_Data extract_
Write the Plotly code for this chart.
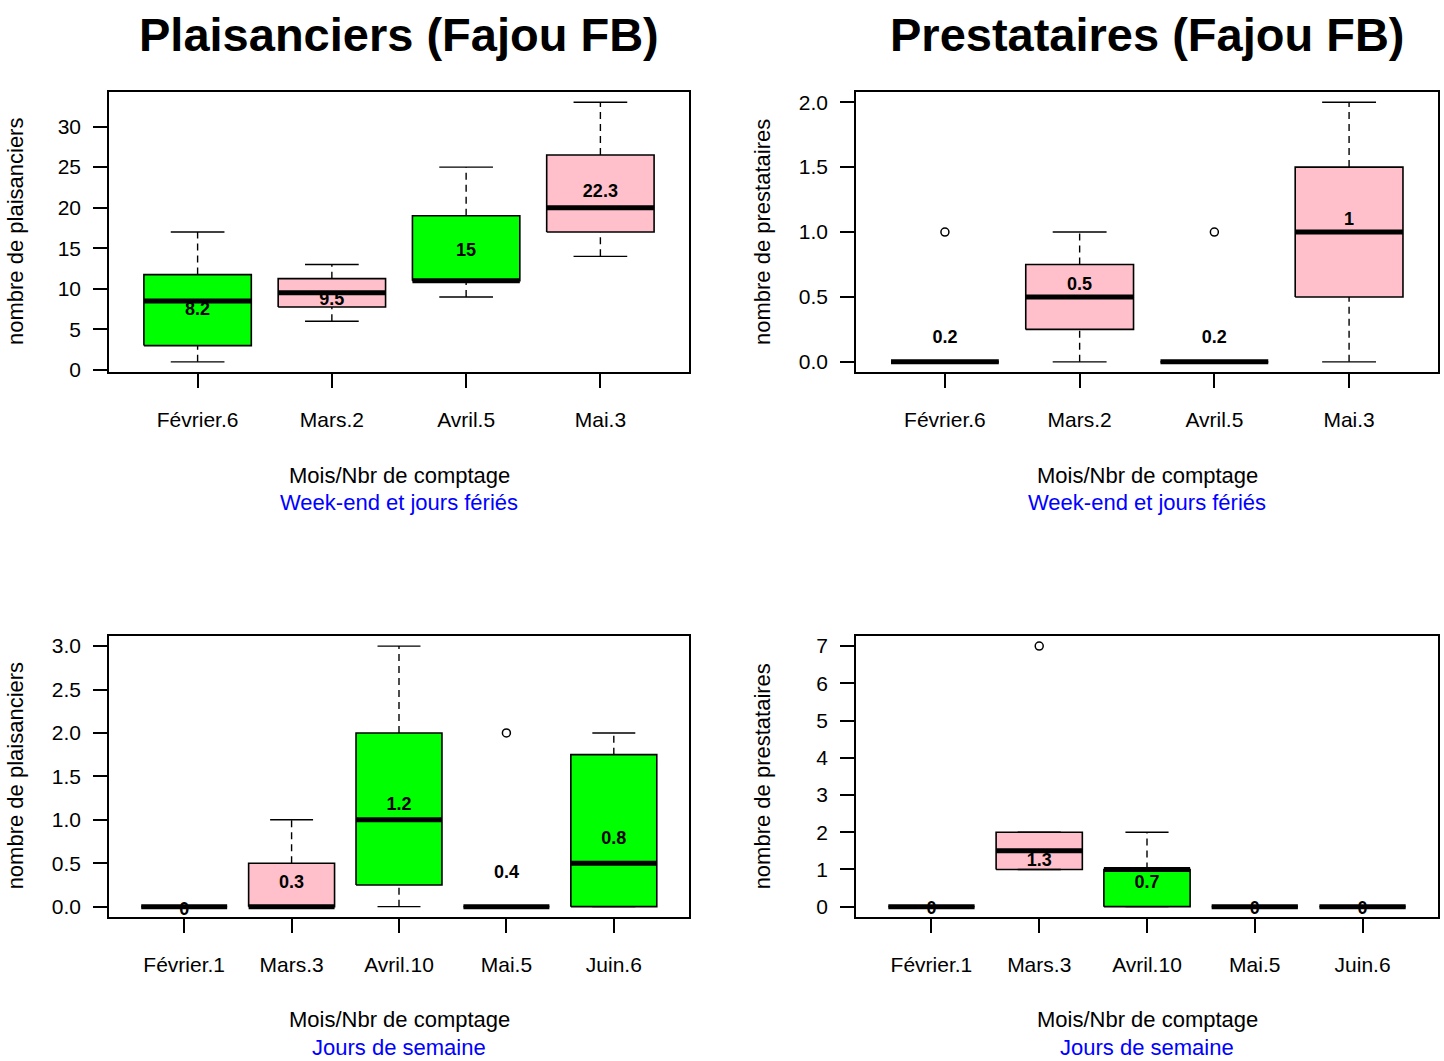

==

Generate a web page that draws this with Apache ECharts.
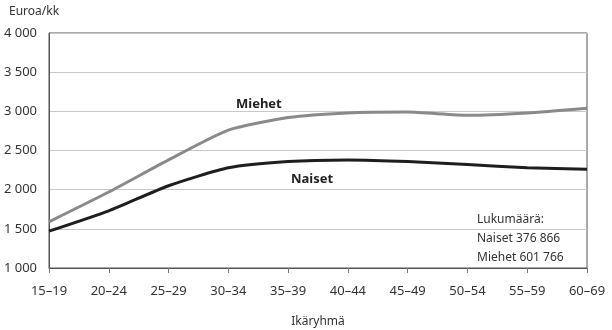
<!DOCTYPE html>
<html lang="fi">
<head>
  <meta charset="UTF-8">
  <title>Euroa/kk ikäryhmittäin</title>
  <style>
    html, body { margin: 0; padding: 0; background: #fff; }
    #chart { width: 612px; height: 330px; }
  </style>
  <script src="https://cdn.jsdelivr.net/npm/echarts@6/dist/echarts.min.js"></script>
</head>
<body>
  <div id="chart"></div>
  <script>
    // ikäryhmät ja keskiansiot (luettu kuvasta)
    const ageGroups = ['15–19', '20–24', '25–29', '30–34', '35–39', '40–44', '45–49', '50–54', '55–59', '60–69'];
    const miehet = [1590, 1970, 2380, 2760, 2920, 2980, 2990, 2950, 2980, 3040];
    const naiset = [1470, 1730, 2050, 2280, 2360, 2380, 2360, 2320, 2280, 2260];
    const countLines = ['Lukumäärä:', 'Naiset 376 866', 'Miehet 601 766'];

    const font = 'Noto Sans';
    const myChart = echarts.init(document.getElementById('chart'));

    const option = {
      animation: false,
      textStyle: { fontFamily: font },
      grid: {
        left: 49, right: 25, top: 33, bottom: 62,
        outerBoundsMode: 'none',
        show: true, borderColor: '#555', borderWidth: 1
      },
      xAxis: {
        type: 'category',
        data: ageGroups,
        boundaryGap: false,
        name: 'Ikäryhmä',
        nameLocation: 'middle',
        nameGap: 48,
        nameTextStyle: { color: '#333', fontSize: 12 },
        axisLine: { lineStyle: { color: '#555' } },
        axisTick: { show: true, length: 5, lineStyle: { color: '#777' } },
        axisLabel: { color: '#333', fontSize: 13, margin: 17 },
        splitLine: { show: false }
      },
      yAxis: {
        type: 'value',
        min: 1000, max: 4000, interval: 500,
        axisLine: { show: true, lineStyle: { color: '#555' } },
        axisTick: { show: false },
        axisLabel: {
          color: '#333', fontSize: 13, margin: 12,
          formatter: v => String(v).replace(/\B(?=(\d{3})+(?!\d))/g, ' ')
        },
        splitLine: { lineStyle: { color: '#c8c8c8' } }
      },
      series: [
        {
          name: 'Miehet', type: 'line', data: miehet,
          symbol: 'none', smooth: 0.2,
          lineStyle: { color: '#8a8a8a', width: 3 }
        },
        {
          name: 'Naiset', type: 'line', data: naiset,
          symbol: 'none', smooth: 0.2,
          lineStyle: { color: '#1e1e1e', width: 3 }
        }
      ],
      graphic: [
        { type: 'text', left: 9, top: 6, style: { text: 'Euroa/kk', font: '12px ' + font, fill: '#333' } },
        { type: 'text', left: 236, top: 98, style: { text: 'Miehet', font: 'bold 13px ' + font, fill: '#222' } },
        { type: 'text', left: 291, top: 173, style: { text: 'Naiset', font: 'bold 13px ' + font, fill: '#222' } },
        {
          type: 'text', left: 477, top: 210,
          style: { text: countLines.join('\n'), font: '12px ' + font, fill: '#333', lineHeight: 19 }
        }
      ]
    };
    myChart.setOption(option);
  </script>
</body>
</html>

_Exercise aim_
Among the entries, how many lines include the word "this"? Answer with a single number and nothing further.

_Final result_
2